Considering the dramatic events that preceded the collapse of Signature Bank in early March, many have speculated that the regulators’ decision to close it was motivated by the fact the company was servicing clients from the cryptocurrency industry. One of Singature’s board members and former congressman, Barney Frank even suggested that the closing was a part of a broader attack on crypto several days after the fact.
Already on March 14th, the NYDFS came out and denied the rumors stating that Signature was instead closed due to “a significant crisis of confidence in the bank’s leadership”. According to a report from this Wednesday, the regulator also believes that despite the fact that Signature was one of the largest crypto-friendly banks in the US, cryptocurrency clients didn’t play a disproportionate role in its downfall.
The watchdog’s Superintendent, Adrienne Harris, stated that “it is a misnomer that the failure of Signature Bank was related to crypto,” and added that the bank had a “healthy proportion of crypto customers” even planning to reduce exposure.
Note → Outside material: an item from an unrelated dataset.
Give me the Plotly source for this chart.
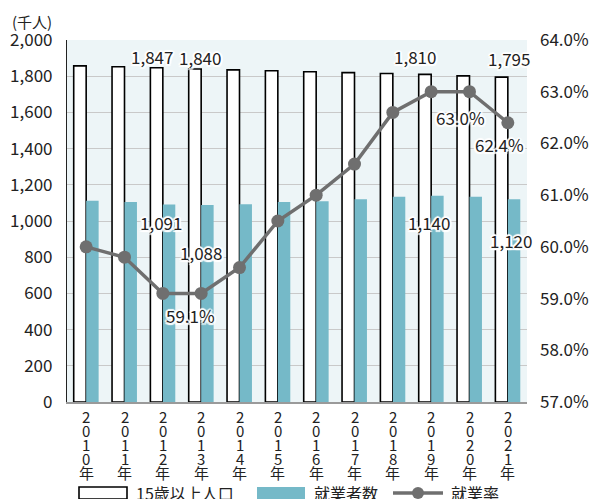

Harris claims, instead, that the crisis was broader and far more affected by Signature’s other clients’ decision to abandon the bank.
The first weeks of March proved very shocking for the US banking sector. The crisis that led to American banks borrowing more and faster from the FED than has been since 2008 began in earnest with the announcement of the closing of Silvergate. The bank, well-known for its close ties to the cryptocurrency industry, started suffering from multiple issues soon after one of its major partners, FTX, filed for bankruptcy.
Already in January, an $8 billion worth bank run from Silvergate was revealed and a month later, it became one of the most-shorted stocks in the US. The pressure from these events, as well as from a DoJ investigation, finally caused the bank to close its doors on March 8th. This sent shockwaves throughout the sector and led to the authorities stepping in and closing Silicon Valley Bank, a once-important part of California’s startup ecosystem, just two days later.
While the bank closings ultimately ended with the fall of Signature, for a time it appeared as though another company, First Republic Bank, would also collapse. Unexpected winners of the crisis were cryptocurrency-related companies and the cryptocurrencies themselves as bank uncertainty led to significant price rallies and a notable increase in crypto app downloads.